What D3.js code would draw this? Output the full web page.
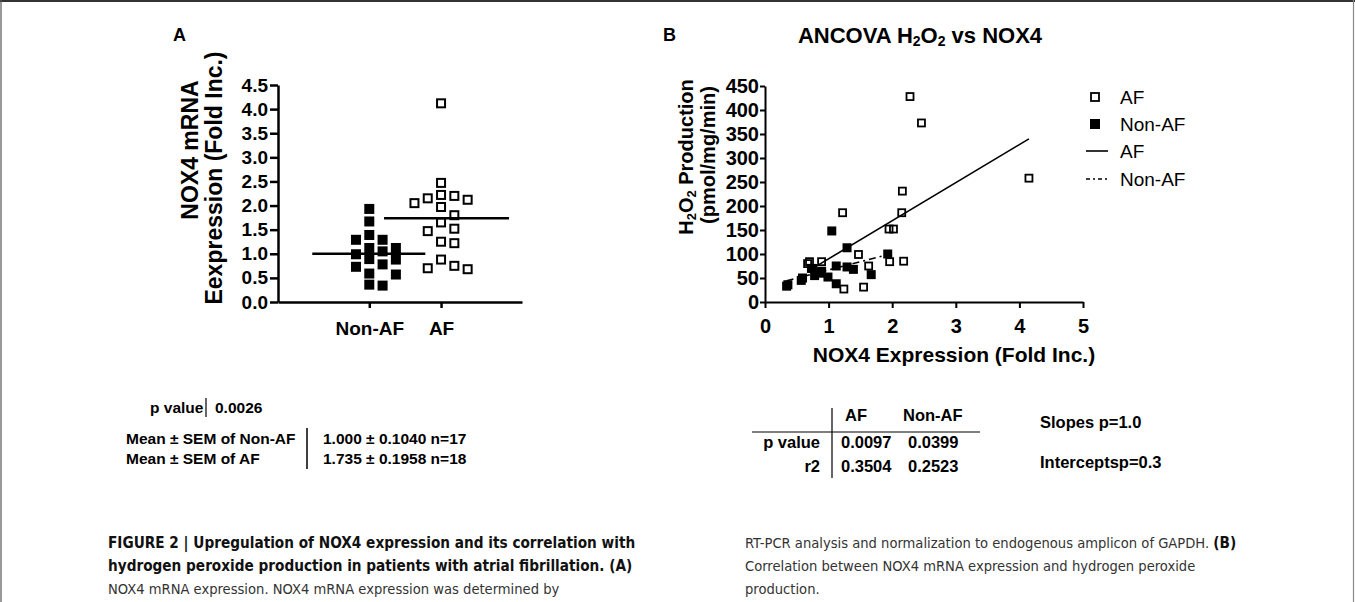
<!DOCTYPE html>
<html>
<head>
<meta charset="utf-8">
<script src="https://cdn.jsdelivr.net/npm/d3@7"></script>
<style>
    body { margin: 0; background: #fff; }
    svg text { font-family: "Liberation Sans", Arial, sans-serif; fill: #000; }
    .cap text { font-family: "Liberation Sans Narrow", "DejaVu Sans Condensed", sans-serif; }
</style>
</head>
<body>
<div id="fig"></div>
<script>
// panel A - NOX4 mRNA (fold inc.)
var groups = ["Non-AF", "AF"];
var nonAfExpr = [1.93, 1.67, 1.39, 1.29, 1.29, 1.12, 1.12, 1.05, 0.99, 0.89, 0.88, 0.78, 0.73, 0.59, 0.57, 0.36, 0.34];
var afExpr = [4.12, 2.47, 2.22, 2.20, 2.15, 2.12, 2.05, 1.97, 1.80, 1.65, 1.52, 1.47, 1.25, 1.22, 0.88, 0.75, 0.70, 0.68];
var yTicksA = [0, 0.5, 1, 1.5, 2, 2.5, 3, 3.5, 4, 4.5];

// panel B - H2O2 vs NOX4
var afX = [2.28, 2.46, 4.15, 2.16, 1.22, 2.15, 1.95, 2.02, 1.47, 0.70, 0.89, 1.63, 1.96, 2.18, 1.24, 1.55, 0.67, 0.75];
var afY = [428, 373, 258, 231, 186, 186, 152, 152, 99, 84, 84, 75, 84, 85, 27, 31, 80, 70];
var nonAfX = [1.93, 1.67, 1.39, 1.29, 1.29, 1.12, 1.12, 1.05, 0.89, 0.99, 0.88, 0.78, 0.73, 0.57, 0.59, 0.34, 0.36];
var nonAfY = [100, 57, 68, 113, 73, 75, 38, 148, 64, 52, 60, 55, 70, 45, 50, 33, 36];
var xTicksB = [0, 1, 2, 3, 4, 5];
var yTicksB = [0, 50, 100, 150, 200, 250, 300, 350, 400, 450];
var legendLabels = ["AF", "Non-AF", "AF", "Non-AF"];

// tables
var tableA = [["Mean \u00b1 SEM of Non-AF", "1.000 \u00b1 0.1040 n=17"], ["Mean \u00b1 SEM of AF", "1.735 \u00b1 0.1958 n=18"]];
var pValueA = "0.0026";
var tableBHead = ["AF", "Non-AF"];
var tableBRows = [["p value", "0.0097", "0.0399"], ["r2", "0.3504", "0.2523"]];
var ancovaNotes = ["Slopes p=1.0", "Interceptsp=0.3"];

var svg = d3.select("#fig").append("svg")
    .attr("width", 1355)
    .attr("height", 602);

// page frame
svg.append("line").attr("x1", 0).attr("x2", 1355).attr("y1", 1).attr("y2", 1)
    .style("stroke", "#333").style("stroke-width", 2);
svg.append("line").attr("x1", 1).attr("x2", 1).attr("y1", 0).attr("y2", 602)
    .style("stroke", "#555").style("stroke-width", 1.2);
svg.append("line").attr("x1", 1353.5).attr("x2", 1353.5).attr("y1", 0).attr("y2", 602)
    .style("stroke", "#888").style("stroke-width", 1.2);

function styleAxis(g, fs, sw) {
    g.select(".domain").style("stroke", "#000").style("stroke-width", sw);
    g.selectAll(".tick line").style("stroke", "#000").style("stroke-width", sw);
    g.selectAll(".tick text").style("font-size", fs + "px").style("font-weight", "bold")
        .style("font-family", "'Liberation Sans', Arial, sans-serif");
}

function drawPanelA() {
    var yA = d3.scaleLinear().domain([0, 4.5]).range([302, 85]);
    var xA = d3.scalePoint().domain(groups).range([278, 522]).padding(1.2).align(0.53);
    var slot = 13.3, box = 10;

    var gy = svg.append("g").attr("transform", "translate(278,0)")
        .call(d3.axisLeft(yA).tickValues(yTicksA).tickFormat(d3.format(".1f")).tickSize(8).tickSizeOuter(0).tickPadding(2));
    styleAxis(gy, 19, 2.5);

    var gx = svg.append("g").attr("transform", "translate(0,302)")
        .call(d3.axisBottom(xA).tickSize(6).tickSizeOuter(0).tickPadding(14));
    styleAxis(gx, 19, 2.5);

    svg.append("text").attr("transform", "translate(198,150) rotate(-90)")
        .attr("text-anchor", "middle").style("font-size", "23px").style("font-weight", "bold")
        .text("NOX4 mRNA");
    svg.append("text").attr("transform", "translate(222,178) rotate(-90)")
        .attr("text-anchor", "middle").style("font-size", "23px").style("font-weight", "bold")
        .text("Eexpression (Fold Inc.)");
    svg.append("text").attr("x", 173).attr("y", 41)
        .style("font-size", "18px").style("font-weight", "bold").text("A");

    // simple column scatter: values sorted high to low, pushed sideways when they collide
    function swarm(vals) {
        var placed = [];
        var order = [0, 1, -1, 2, -2, 3, -3, 4, -4];
        vals.slice().sort(function (a, b) { return b - a; }).forEach(function (v) {
            var py = yA(v);
            for (var k = 0; k < order.length; k++) {
                var hit = placed.some(function (p) {
                    return p.s == order[k] && Math.abs(p.y - py) < box + 0.5;
                });
                if (!hit) { placed.push({v: v, y: py, s: order[k]}); break; }
            }
        });
        return placed;
    }

    var sets = [nonAfExpr, afExpr];
    sets.forEach(function (vals, gi) {
        var cx = xA(groups[gi]);
        var pts = swarm(vals);
        svg.append("g").selectAll("rect")
            .data(pts)
            .enter()
            .append("rect")
            .attr("x", function (d) { return cx + d.s * slot - box / 2 + (gi ? 1 : 0); })
            .attr("y", function (d) { return d.y - box / 2 + (gi ? 1 : 0); })
            .attr("width", gi ? box - 2 : box)
            .attr("height", gi ? box - 2 : box)
            .style("fill", gi ? "#fff" : "#000")
            .style("stroke", "#000")
            .style("stroke-width", gi ? 2 : 0);

        var m = d3.mean(vals);
        svg.append("line")
            .attr("x1", cx - 57).attr("x2", cx + (gi ? 68 : 56))
            .attr("y1", yA(m)).attr("y2", yA(m))
            .style("stroke", "#000").style("stroke-width", 2.5);
    });

    // stats under panel A
    var t = svg.append("g").style("font-size", "15.5px").style("font-weight", "bold");
    t.append("text").attr("x", 150).attr("y", 413).text("p value");
    t.append("line").attr("x1", 206).attr("x2", 206).attr("y1", 398).attr("y2", 417)
        .style("stroke", "#000").style("stroke-width", 1.2);
    t.append("text").attr("x", 215).attr("y", 413).text(pValueA);
    tableA.forEach(function (r, i) {
        t.append("text").attr("x", 126).attr("y", 444 + i * 20).text(r[0]);
        t.append("text").attr("x", 323).attr("y", 444 + i * 20).text(r[1]);
    });
    t.append("line").attr("x1", 307).attr("x2", 307).attr("y1", 428).attr("y2", 469)
        .style("stroke", "#000").style("stroke-width", 1.5);
}

function fit(xs, ys) {
    var mx = d3.mean(xs), my = d3.mean(ys), sxy = 0, sxx = 0;
    xs.forEach(function (x, i) { sxy += (x - mx) * (ys[i] - my); sxx += (x - mx) * (x - mx); });
    var b = sxy / sxx;
    return {b: b, a: my - b * mx, x0: d3.min(xs), x1: d3.max(xs)};
}

function drawPanelB() {
    var xB = d3.scaleLinear().domain([0, 5]).range([765, 1083]);
    var yB = d3.scaleLinear().domain([0, 450]).range([302, 86]);
    var box = 9;

    var gy = svg.append("g").attr("transform", "translate(765,0)")
        .call(d3.axisLeft(yB).tickValues(yTicksB).tickSize(5).tickSizeOuter(0).tickPadding(1));
    styleAxis(gy, 20, 2);
    var gx = svg.append("g").attr("transform", "translate(0,302)")
        .call(d3.axisBottom(xB).tickValues(xTicksB).tickFormat(d3.format("d")).tickSize(6).tickSizeOuter(0).tickPadding(11));
    styleAxis(gx, 20, 2);

    svg.append("text").attr("x", 663).attr("y", 41)
        .style("font-size", "18px").style("font-weight", "bold").text("B");

    var title = svg.append("text").attr("x", 920).attr("y", 43).attr("text-anchor", "middle")
        .style("font-size", "22px").style("font-weight", "bold");
    title.append("tspan").text("ANCOVA H");
    title.append("tspan").attr("dy", 3).style("font-size", "14px").text("2");
    title.append("tspan").attr("dy", -3).text("O");
    title.append("tspan").attr("dy", 3).style("font-size", "14px").text("2");
    title.append("tspan").attr("dy", -3).text(" vs NOX4");

    var yt = svg.append("text").attr("transform", "translate(693,157) rotate(-90)")
        .attr("text-anchor", "middle").style("font-size", "20px").style("font-weight", "bold");
    yt.append("tspan").text("H");
    yt.append("tspan").attr("dy", 3).style("font-size", "13px").text("2");
    yt.append("tspan").attr("dy", -3).text("O");
    yt.append("tspan").attr("dy", 3).style("font-size", "13px").text("2");
    yt.append("tspan").attr("dy", -3).text(" Production");
    svg.append("text").attr("transform", "translate(715,155) rotate(-90)")
        .attr("text-anchor", "middle").style("font-size", "20px").style("font-weight", "bold")
        .text("(pmol/mg/min)");

    svg.append("text").attr("x", 954).attr("y", 362).attr("text-anchor", "middle")
        .style("font-size", "21px").style("font-weight", "bold").text("NOX4 Expression (Fold Inc.)");

    // regression lines
    var fa = fit(afX, afY), fn = fit(nonAfX, nonAfY);
    svg.append("line")
        .attr("x1", xB(fa.x0)).attr("y1", yB(fa.a + fa.b * fa.x0))
        .attr("x2", xB(fa.x1)).attr("y2", yB(fa.a + fa.b * fa.x1))
        .style("stroke", "#000").style("stroke-width", 1.6);
    svg.append("line")
        .attr("x1", xB(fn.x0)).attr("y1", yB(fn.a + fn.b * fn.x0))
        .attr("x2", xB(fn.x1)).attr("y2", yB(fn.a + fn.b * fn.x1))
        .style("stroke", "#000").style("stroke-width", 1.6)
        .style("stroke-dasharray", "7,4,2,4");

    svg.append("g").selectAll("rect")
        .data(nonAfX)
        .enter()
        .append("rect")
        .attr("x", function (d) { return xB(d) - box / 2; })
        .attr("y", function (d, i) { return yB(nonAfY[i]) - box / 2; })
        .attr("width", box).attr("height", box)
        .style("fill", "#000");

    svg.append("g").selectAll("rect")
        .data(afX)
        .enter()
        .append("rect")
        .attr("x", function (d) { return xB(d) - box / 2 + 1; })
        .attr("y", function (d, i) { return yB(afY[i]) - box / 2 + 1; })
        .attr("width", box - 2).attr("height", box - 2)
        .style("fill", "none").style("stroke", "#000").style("stroke-width", 1.8);

    // legend
    var lg = svg.append("g");
    var ly = [97, 124, 151, 179];
    lg.append("rect").attr("x", 1091).attr("y", ly[0] - 4).attr("width", 8).attr("height", 8)
        .style("fill", "none").style("stroke", "#000").style("stroke-width", 1.8);
    lg.append("rect").attr("x", 1090).attr("y", ly[1] - 5).attr("width", 10).attr("height", 10)
        .style("fill", "#000");
    lg.append("line").attr("x1", 1086).attr("x2", 1108).attr("y1", ly[2]).attr("y2", ly[2])
        .style("stroke", "#000").style("stroke-width", 1.6);
    lg.append("line").attr("x1", 1086).attr("x2", 1108).attr("y1", ly[3]).attr("y2", ly[3])
        .style("stroke", "#000").style("stroke-width", 1.6).style("stroke-dasharray", "4,3,2,3");
    lg.selectAll("text")
        .data(legendLabels)
        .enter()
        .append("text")
        .attr("x", 1120)
        .attr("y", function (d, i) { return ly[i] + 7; })
        .style("font-size", "19px")
        .text(function (d) { return d; });

    // ANCOVA table
    var t = svg.append("g").style("font-size", "16.5px").style("font-weight", "bold");
    t.append("text").attr("x", 845).attr("y", 421).text(tableBHead[0]);
    t.append("text").attr("x", 903).attr("y", 421).text(tableBHead[1]);
    t.append("line").attr("x1", 752).attr("x2", 980).attr("y1", 432).attr("y2", 432)
        .style("stroke", "#000").style("stroke-width", 1.2);
    t.append("line").attr("x1", 832).attr("x2", 832).attr("y1", 408).attr("y2", 478)
        .style("stroke", "#000").style("stroke-width", 1.2);
    tableBRows.forEach(function (r, i) {
        t.append("text").attr("x", 820).attr("y", 448 + i * 24).attr("text-anchor", "end").text(r[0]);
        t.append("text").attr("x", 841).attr("y", 448 + i * 24).text(r[1]);
        t.append("text").attr("x", 908).attr("y", 448 + i * 24).text(r[2]);
    });
    ancovaNotes.forEach(function (s, i) {
        t.append("text").attr("x", 1040).attr("y", 428 + i * 40).text(s);
    });
}

function drawCaption() {
    var c = svg.append("g").attr("class", "cap");
    var left = [
        [{t: "FIGURE 2 | Upregulation of NOX4 expression and its correlation with", b: 1}],
        [{t: "hydrogen peroxide production in patients with atrial fibrillation. (A)", b: 1}],
        [{t: "NOX4 mRNA expression. NOX4 mRNA expression was determined by", b: 0}]
    ];
    var right = [
        [{t: "RT-PCR analysis and normalization to endogenous amplicon of GAPDH. ", b: 0}, {t: "(B)", b: 1}],
        [{t: "Correlation between NOX4 mRNA expression and hydrogen peroxide", b: 0}],
        [{t: "production.", b: 0}]
    ];
    [[left, 108], [right, 745]].forEach(function (col) {
        col[0].forEach(function (parts, i) {
            var tx = c.append("text").attr("x", col[1]).attr("y", 548 + i * 23);
            parts.forEach(function (p) {
                tx.append("tspan").style("font-weight", p.b ? "bold" : "normal")
                    .style("font-size", p.b ? "15.2px" : "14.6px")
                    .style("fill", p.b ? "#111" : "#333").text(p.t);
            });
        });
    });
}

drawPanelA();
drawPanelB();
drawCaption();
</script>
</body>
</html>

#### WHAT THE TASK REQUIRES
Scan the material above for the string "page" and report each line where you find it.

#### TASK RESPONSE
What D3.js code would draw this? Output the full web page.
// page frame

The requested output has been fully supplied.